Multimorbidity is increasingly common and inevitably results in uncertainties about health, care and the future. Such uncertainties may be experienced by patients, carers and health professionals. Given the ubiquitous presence of uncertainty, all professionals should be prepared to approach and address it in clinical practice. Uncertainty in multimorbidity can rarely be eliminated, and so, must be carefully addressed and communicated; however, there is little evidence on how to approach it. Key areas are: recognising the existence of uncertainty, acknowledging it, and communicating to achieve a shared understanding. Evaluation of what has been discussed, and preparedness to repeat such conversations are also important. Future research should explore optimal communication of uncertainty in multimorbidity.

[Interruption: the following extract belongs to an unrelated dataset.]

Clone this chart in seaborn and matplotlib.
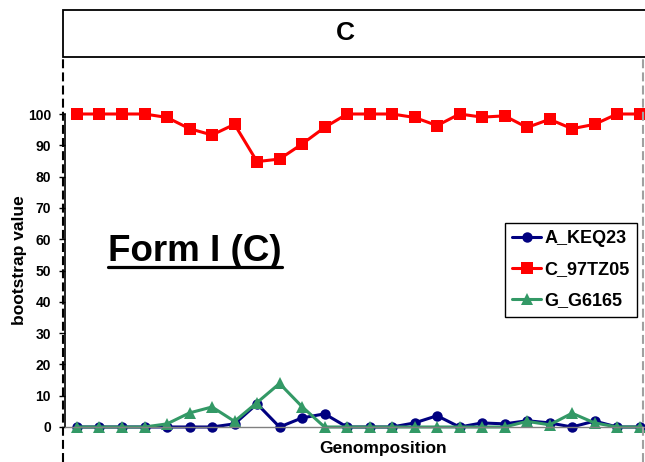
import pandas as pd
import matplotlib
matplotlib.use("Agg")
from matplotlib import pyplot as plt
from matplotlib.lines import Line2D
from matplotlib.patches import Rectangle
import seaborn as sns

sns.set_theme(style="white")
plt.rcParams["font.family"] = ["Liberation Sans", "DejaVu Sans"]
plt.rcParams["text.color"] = "black"
plt.rcParams["axes.labelcolor"] = "black"
plt.rcParams["ytick.color"] = "black"
plt.rcParams["xtick.color"] = "black"

# 数据
positions = list(range(26))
a_keq23 = [0, 0, 0, 0, 0, 0, 0, 1.0, 7.4, 0, 2.9, 4.2, 0,
           0, 0, 1.3, 3.6, 0, 1.3, 1.0, 2.0, 1.3, 0, 1.9, 0, 0]
c_97tz05 = [100, 100, 100, 100, 98.9, 95.3, 93.3, 96.7, 84.8, 85.6, 90.4, 95.7, 100,
            100, 100, 98.9, 96.3, 100, 99.0, 99.4, 95.7, 98.3, 95.3, 96.7, 100, 100]
g_g6165 = [0, 0, 0, 0, 1.0, 4.5, 6.4, 1.8, 7.8, 13.9, 6.5, 0, 0,
           0, 0, 0, 0, 0, 0, 0, 1.8, 0.7, 4.4, 1.3, 0, 0]
series_names = ["A_KEQ23", "C_97TZ05", "G_G6165"]
yticks = [0, 10, 20, 30, 40, 50, 60, 70, 80, 90, 100]

df = pd.DataFrame({
    "pos": positions * 3,
    "value": a_keq23 + c_97tz05 + g_g6165,
    "strain": [n for n in series_names for _ in positions],
})

fig = plt.figure(figsize=(6.45, 4.62), dpi=100)
ax = fig.add_axes([65 / 645, 35 / 462, 580 / 645, 313 / 462])

palette = {"A_KEQ23": "#000080", "C_97TZ05": "#FF0000", "G_G6165": "#339966"}
markers = {"A_KEQ23": "o", "C_97TZ05": "s", "G_G6165": "^"}
sns.lineplot(data=df, x="pos", y="value", hue="strain", style="strain",
             hue_order=series_names, style_order=series_names,
             palette=palette, markers=markers, dashes=False, legend=False,
             linewidth=2.2, markeredgewidth=0, clip_on=False, ax=ax)
sizes = {"A_KEQ23": 7.5, "C_97TZ05": 8, "G_G6165": 8.5}
for line, name in zip(ax.lines, series_names):
    line.set_markersize(sizes[name])

ax.set_xlim(-0.533, 25.24)
ax.set_ylim(0, 100)
ax.set_yticks(yticks)
ax.set_xticks([])
ax.tick_params(axis="y", left=True, length=4, width=1, pad=6, labelsize=10,
               color="black", direction="out")
for t in ax.get_yticklabels():
    t.set_fontweight("bold")
for s in ["top", "right"]:
    ax.spines[s].set_visible(False)
ax.spines["left"].set_color("black")
ax.spines["left"].set_linewidth(1.2)
ax.spines["bottom"].set_color("#808080")
ax.spines["bottom"].set_linewidth(1)

ax.set_ylabel("bootstrap value", fontsize=12.5, fontweight="bold")
ax.yaxis.set_label_coords(-0.066, 0.534)
ax.set_xlabel("Genomposition", fontsize=12.5, fontweight="bold")
ax.xaxis.set_label_coords(0.548, -0.045)

leg = ax.legend(ax.lines[:3], series_names, loc="upper left",
                bbox_to_anchor=(505 / 645, 1 - 223 / 462), bbox_transform=fig.transFigure,
                borderaxespad=0, fancybox=False, shadow=False, framealpha=1,
                edgecolor="black", prop={"weight": "bold", "size": 13},
                handlelength=1.6, handletextpad=0.2, labelspacing=0.78, borderpad=0.4)
leg.get_frame().set_linewidth(1)

# 标题框
fig.patches.append(Rectangle((63 / 645, 1 - 57 / 462), 0.99 - 63 / 645 + 0.05, 47 / 462,
                             transform=fig.transFigure, facecolor="white",
                             edgecolor="black", linewidth=1.3, clip_on=False))
fig.text(345 / 645, 1 - 33 / 462, "C", ha="center", va="center",
         fontsize=19, fontweight="bold")

# 虚线
fig.add_artist(Line2D([63 / 645, 63 / 645], [0, 1 - 57 / 462], color="black",
                      linewidth=1.5, linestyle=(0, (4.3, 2))))
fig.add_artist(Line2D([643 / 645, 643 / 645], [0, 1 - 57 / 462], color="#a0a0a0",
                      linewidth=1.5, linestyle=(0, (4.3, 2))))

# Form I (C) 带下划线
form = fig.text(195 / 645, 201 / 462, "Form I (C)", ha="center", va="baseline",
                fontsize=26.5, fontweight="bold")
fig.canvas.draw()
bb = form.get_window_extent()
fig.add_artist(Line2D([bb.x0 / 645, bb.x1 / 645], [195 / 462, 195 / 462],
                      color="black", linewidth=2.3))

fig.savefig("out.png", dpi=100)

The prevalence of illness increases as people get older, such that over 50% of those over 65 years have multiple chronic conditions or ‘multimorbidity’ (Barnett et al, 2012). Multimorbidity impacts on a person's quality of life and can lead to progressive functional impairment (Ryan et al, 2015). Older adults are increasingly living with multiple serious or life-limiting illnesses and cause-of-death projections indicate this trend will continue (Finucane et al, 2021).

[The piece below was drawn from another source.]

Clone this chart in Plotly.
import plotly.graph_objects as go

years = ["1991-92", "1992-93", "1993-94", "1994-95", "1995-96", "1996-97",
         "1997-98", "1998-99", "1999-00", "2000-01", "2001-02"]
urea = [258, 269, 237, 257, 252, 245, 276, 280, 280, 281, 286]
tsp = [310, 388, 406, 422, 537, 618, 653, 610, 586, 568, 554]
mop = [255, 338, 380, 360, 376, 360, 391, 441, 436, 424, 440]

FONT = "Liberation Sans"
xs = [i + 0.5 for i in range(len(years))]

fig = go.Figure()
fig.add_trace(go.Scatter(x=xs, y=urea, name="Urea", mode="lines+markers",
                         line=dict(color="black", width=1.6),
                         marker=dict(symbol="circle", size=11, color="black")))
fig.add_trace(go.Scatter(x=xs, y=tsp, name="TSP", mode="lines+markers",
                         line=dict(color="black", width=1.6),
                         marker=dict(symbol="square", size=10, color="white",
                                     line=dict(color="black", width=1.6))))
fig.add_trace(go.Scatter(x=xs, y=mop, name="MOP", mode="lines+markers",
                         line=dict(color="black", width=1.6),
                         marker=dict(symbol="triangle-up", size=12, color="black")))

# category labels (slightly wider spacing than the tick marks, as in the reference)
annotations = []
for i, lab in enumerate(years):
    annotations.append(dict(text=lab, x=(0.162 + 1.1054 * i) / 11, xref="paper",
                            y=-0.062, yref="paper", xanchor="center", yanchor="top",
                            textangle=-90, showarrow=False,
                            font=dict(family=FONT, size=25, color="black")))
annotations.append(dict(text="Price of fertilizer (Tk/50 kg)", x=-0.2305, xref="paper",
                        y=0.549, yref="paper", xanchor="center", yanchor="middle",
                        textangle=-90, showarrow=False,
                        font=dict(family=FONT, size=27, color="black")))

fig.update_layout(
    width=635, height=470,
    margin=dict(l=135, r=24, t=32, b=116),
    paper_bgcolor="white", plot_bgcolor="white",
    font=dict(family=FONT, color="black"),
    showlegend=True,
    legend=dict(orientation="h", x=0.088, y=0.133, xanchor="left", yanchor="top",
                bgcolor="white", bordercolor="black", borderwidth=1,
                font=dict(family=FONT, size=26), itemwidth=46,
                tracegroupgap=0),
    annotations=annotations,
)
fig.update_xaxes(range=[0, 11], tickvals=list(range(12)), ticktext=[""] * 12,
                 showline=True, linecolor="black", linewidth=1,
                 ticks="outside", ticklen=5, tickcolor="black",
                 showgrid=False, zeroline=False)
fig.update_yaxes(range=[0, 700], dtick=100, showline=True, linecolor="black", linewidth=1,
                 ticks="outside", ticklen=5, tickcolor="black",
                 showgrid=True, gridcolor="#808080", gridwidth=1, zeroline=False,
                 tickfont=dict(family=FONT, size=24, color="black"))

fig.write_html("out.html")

While guidelines recommend co-ordinated, person-centred care in multimorbidity (Farmer et al, 2016), in reality, those with multiple serious illnesses face complex and fragmented care (Zwijsen et al, 2016). They experience an unpredictable illness trajectory, meaning that the course of their future illnesses is unknown and unknowable. Consequently, uncertainty is a particularly prominent experience in multimorbidity (Etkind et al, 2016; Mason et al, 2016). Informal carers of multimorbid older people also experience uncertainty, and this can be unrelenting; some feel overwhelmed by continual uncertainty regarding what will happen next and how they should respond, which can adversely impact their own lives and increase carer burden (Nanton et al, 2015; Price et al, 2019; Andersen et al, 2020).